I digress. I see Verity and Come Closer as a microcosm of the intellectually vapid proclivity that is ongoing with all of our consumable media. We are being trained to be bystanders and not to absorb worthwhile information. I believe critical thought is dying with thunderous applause. I perceive that books like these, and the slop we consume now are composed of purposefully limiting language. I’m convinced that an essential premise of reducing a person’s ability to engage with higher-level thought is to take away their tools. When one does not have the words to express themselves, they are limited to primal body language. I am haunted by Ludwig Wittgenstein’s quote: “Language is a part of our organism and no less complicated than it.” When we reduce our complexity by engaging with these low-quality novels and media, we are destroying part of ourselves. We are headlong into an era of human existence that will not prize nor cherish the complexities of language and higher thought.
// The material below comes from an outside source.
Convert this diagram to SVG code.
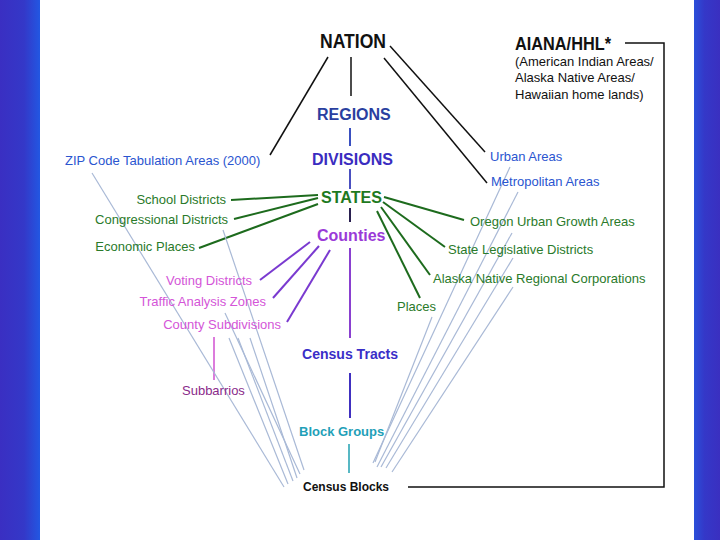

What I am getting at is the need to defend ourselves from this rampant anti-intellectualism. I know I am preaching to the choir here — I mean you’re reading a university newspaper article in 2026. Marvel movies will be churned out ad nauseum, we cannot stop them. But, we can take conscience and stymie them from disabling critical engagement and thought. Collective action falls upon deaf ears and blind eyes; we must take to reversing the brainrot ourselves. Get stuck solving riddles in James Joyce’s Ulysses (1922), wade through the dense descriptors of Joseph Conrad’s Heart of Darkness (1899), and perhaps most challenging of all, figure out just what the heck Hegel was talking about. Go out and read some more, check to see if there is actually anything inside your local library. Nerd out on history documentaries. As long as you apply sincere engagement with enlightening sources, you will be actively fighting against the tide of anti-intellectualism.
This all points me to the following conclusion: you are being subconsciously trained by every algorithm and low-effort piece of content you engage with. Enough is enough. The epistemic basis of our existence, to know and seek knowing, is a tradition we have inherited from the first sentient ancestors of our human race. To cut out this fundamental engagement with the world is to doom ourselves to an oblivion of our own making. Break the training and honour humanity’s tradition of knowing and seeking out more. There is a light at the end of the tunnel, and it is up to us to decide if it is a way out or a train barrelling toward us.